Because the sunny weather has brought with it opportunities to work outside, my mind turned to some memories of my efforts. The first occurred a number of years ago when we cleared the hill in the back yard and replanted new trees. Planting the new trees required digging through a maze of roots and Spanaway spuds. The work took a toil on my older, out of shape body. That evening as I was soothing myself with a hot shower, I thought "Getting through those roots would have been easier with a reciprocating saw". Then a second thought came like a hammer to my forehead: "Do you mean like the one you have hanging on the peg board in the garage?" The second memory is more recent. I rebuilt the steps to our back porch. The process included replacing the top boards. The night before I began, I fell asleep wondering how I would be able to keep the dogs off the steps while the paint dried.
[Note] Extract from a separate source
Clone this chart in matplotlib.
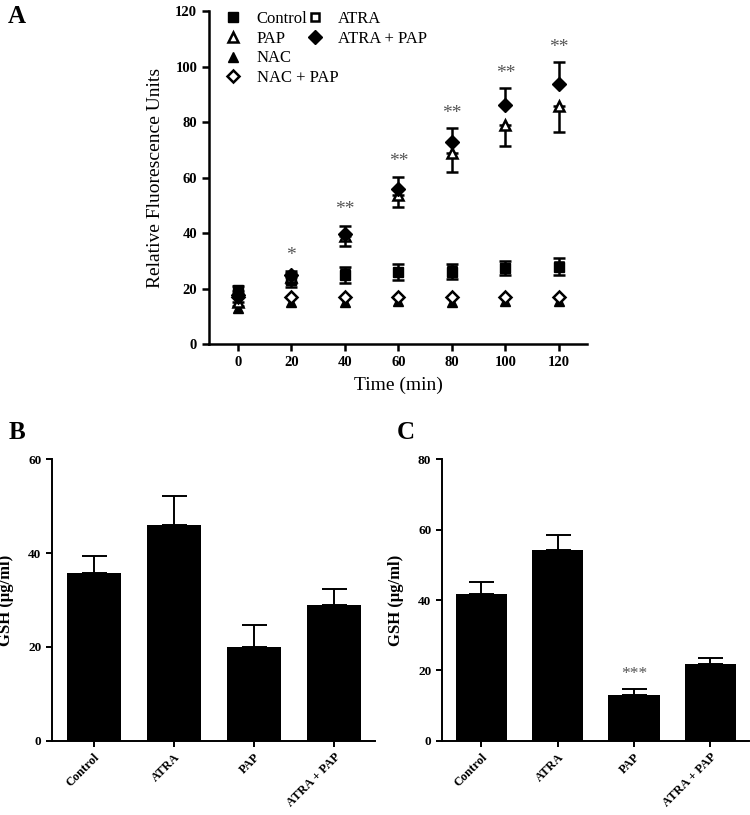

I woke up realizing that I could paint the boards and allow them to dry "before" I secured them to the frame.
In one case, I was so focused on what I was doing in the moment that I did not stop to think of ways ot make the work easier. In the second instance, I was so focused on a problem that was non existent if I only changed how I did things. These were two different ways that tunnel vision caused unnecessary hardship to my body and to my mind.
There is such a thing as spiritual tunnel vision as well. It can cause us to fixate on different things we are going through or make us anxious about things and such anxiety has not possible positive effect. Some times such tunnel vision makes our mind echo the words in Psalm 102:5-7 [Because of my loud groaning my bones cling to my flesh. I am like an owl of the waste places, I lie awake; I am like a lonely sparrow on the housetop.] What helps in such a time is to remember the words of the afflicted psalmist who wrote that. In 102:25-28 [Of old you laid the foundation of the earth, and the heavens are the work of your hands. They will perish, but you will remain; they will all wear out like a garment. You will change them like a robe, and they will pass away, but you are the same, and your years have no end. The children of your servants shall dwell secure; their offspring shall be established before you.]
Poor decisions during our daily efforts will occur. Sometimes we will feel anxiety when it is needless. We must strive to remember that troubles will come and go but our God is forever and His children will dwell secure. If we are going to suffer spiritual tunnel vision, let that vision be focused on that beautiful truth.